[Extracted material start]

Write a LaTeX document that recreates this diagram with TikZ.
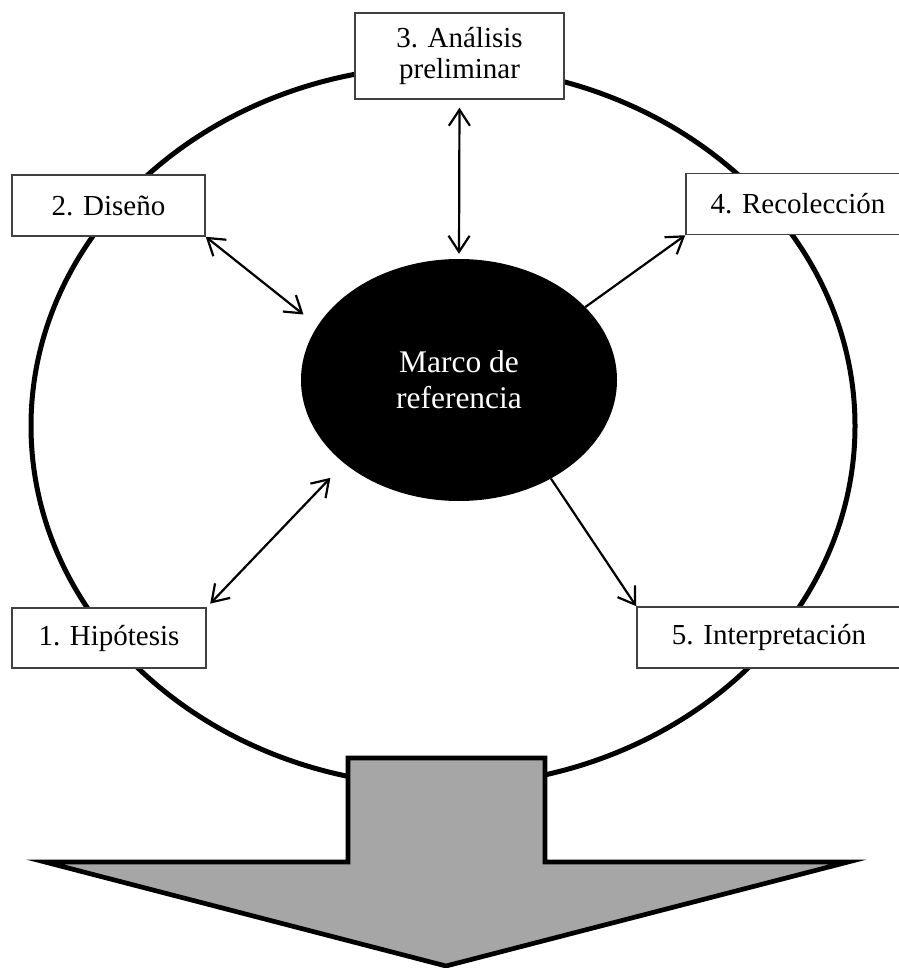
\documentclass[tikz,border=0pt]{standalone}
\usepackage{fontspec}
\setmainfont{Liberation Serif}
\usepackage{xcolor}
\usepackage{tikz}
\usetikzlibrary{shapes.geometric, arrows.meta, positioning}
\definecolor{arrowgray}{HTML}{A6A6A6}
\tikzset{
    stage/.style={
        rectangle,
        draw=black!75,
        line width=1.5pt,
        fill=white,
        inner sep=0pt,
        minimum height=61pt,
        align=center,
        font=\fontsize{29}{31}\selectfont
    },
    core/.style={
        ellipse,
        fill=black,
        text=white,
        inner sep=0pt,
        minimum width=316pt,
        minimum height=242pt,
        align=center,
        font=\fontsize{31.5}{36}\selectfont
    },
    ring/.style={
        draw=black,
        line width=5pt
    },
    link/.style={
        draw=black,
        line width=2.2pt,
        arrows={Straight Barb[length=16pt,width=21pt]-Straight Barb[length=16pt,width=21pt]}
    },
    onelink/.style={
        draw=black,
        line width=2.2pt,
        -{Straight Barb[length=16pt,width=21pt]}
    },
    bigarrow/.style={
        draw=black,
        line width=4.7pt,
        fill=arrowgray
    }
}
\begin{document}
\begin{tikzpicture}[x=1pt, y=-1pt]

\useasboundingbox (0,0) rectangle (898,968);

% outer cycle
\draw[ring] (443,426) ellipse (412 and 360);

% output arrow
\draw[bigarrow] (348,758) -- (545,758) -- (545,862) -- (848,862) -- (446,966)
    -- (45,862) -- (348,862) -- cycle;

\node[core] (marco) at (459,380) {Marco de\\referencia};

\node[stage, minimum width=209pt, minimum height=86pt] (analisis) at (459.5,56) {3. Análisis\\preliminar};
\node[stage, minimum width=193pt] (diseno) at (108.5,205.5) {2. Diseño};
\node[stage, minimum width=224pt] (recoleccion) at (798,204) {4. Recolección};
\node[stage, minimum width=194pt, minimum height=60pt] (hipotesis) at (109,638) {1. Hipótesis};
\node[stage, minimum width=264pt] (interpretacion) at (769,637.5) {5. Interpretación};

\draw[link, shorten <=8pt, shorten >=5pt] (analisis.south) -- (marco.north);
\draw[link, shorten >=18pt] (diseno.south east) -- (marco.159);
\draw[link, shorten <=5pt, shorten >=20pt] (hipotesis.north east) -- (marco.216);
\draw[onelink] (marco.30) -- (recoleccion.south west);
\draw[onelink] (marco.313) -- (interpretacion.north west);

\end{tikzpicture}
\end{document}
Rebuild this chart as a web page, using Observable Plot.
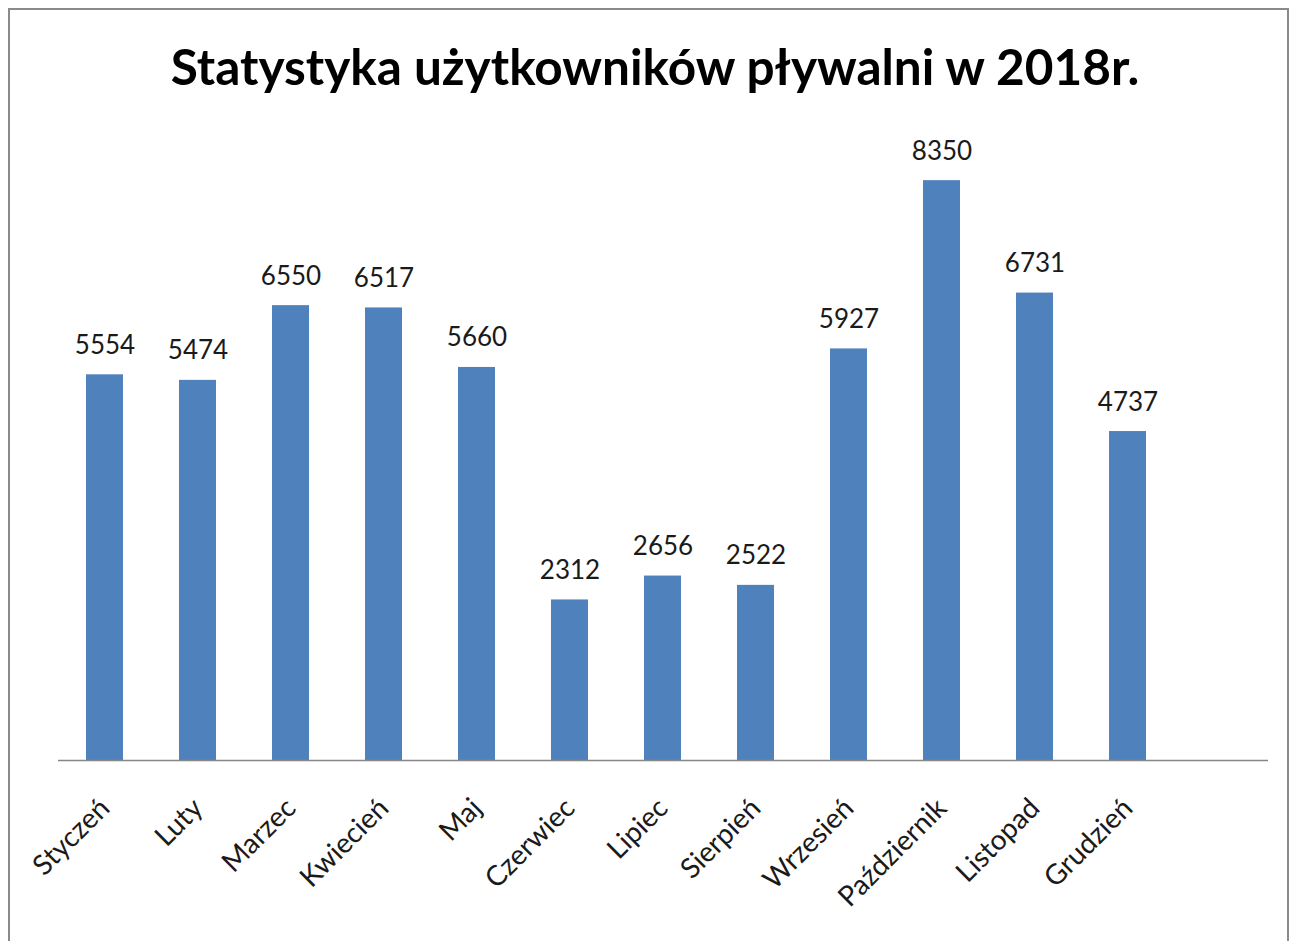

[Extracted material end]

Reproduce the entries above exactly. Do not include the images.

Write a LaTeX document that recreates this diagram with TikZ.
\documentclass[tikz,border=0pt]{standalone}
\usepackage{fontspec}
\setmainfont{Liberation Serif}
\usepackage{xcolor}
\usepackage{tikz}
\usetikzlibrary{shapes.geometric, arrows.meta, positioning}
\definecolor{arrowgray}{HTML}{A6A6A6}
\tikzset{
    stage/.style={
        rectangle,
        draw=black!75,
        line width=1.5pt,
        fill=white,
        inner sep=0pt,
        minimum height=61pt,
        align=center,
        font=\fontsize{29}{31}\selectfont
    },
    core/.style={
        ellipse,
        fill=black,
        text=white,
        inner sep=0pt,
        minimum width=316pt,
        minimum height=242pt,
        align=center,
        font=\fontsize{31.5}{36}\selectfont
    },
    ring/.style={
        draw=black,
        line width=5pt
    },
    link/.style={
        draw=black,
        line width=2.2pt,
        arrows={Straight Barb[length=16pt,width=21pt]-Straight Barb[length=16pt,width=21pt]}
    },
    onelink/.style={
        draw=black,
        line width=2.2pt,
        -{Straight Barb[length=16pt,width=21pt]}
    },
    bigarrow/.style={
        draw=black,
        line width=4.7pt,
        fill=arrowgray
    }
}
\begin{document}
\begin{tikzpicture}[x=1pt, y=-1pt]

\useasboundingbox (0,0) rectangle (898,968);

% outer cycle
\draw[ring] (443,426) ellipse (412 and 360);

% output arrow
\draw[bigarrow] (348,758) -- (545,758) -- (545,862) -- (848,862) -- (446,966)
    -- (45,862) -- (348,862) -- cycle;

\node[core] (marco) at (459,380) {Marco de\\referencia};

\node[stage, minimum width=209pt, minimum height=86pt] (analisis) at (459.5,56) {3. Análisis\\preliminar};
\node[stage, minimum width=193pt] (diseno) at (108.5,205.5) {2. Diseño};
\node[stage, minimum width=224pt] (recoleccion) at (798,204) {4. Recolección};
\node[stage, minimum width=194pt, minimum height=60pt] (hipotesis) at (109,638) {1. Hipótesis};
\node[stage, minimum width=264pt] (interpretacion) at (769,637.5) {5. Interpretación};

\draw[link, shorten <=8pt, shorten >=5pt] (analisis.south) -- (marco.north);
\draw[link, shorten >=18pt] (diseno.south east) -- (marco.159);
\draw[link, shorten <=5pt, shorten >=20pt] (hipotesis.north east) -- (marco.216);
\draw[onelink] (marco.30) -- (recoleccion.south west);
\draw[onelink] (marco.313) -- (interpretacion.north west);

\end{tikzpicture}
\end{document}
Rebuild this chart as a web page, using Observable Plot.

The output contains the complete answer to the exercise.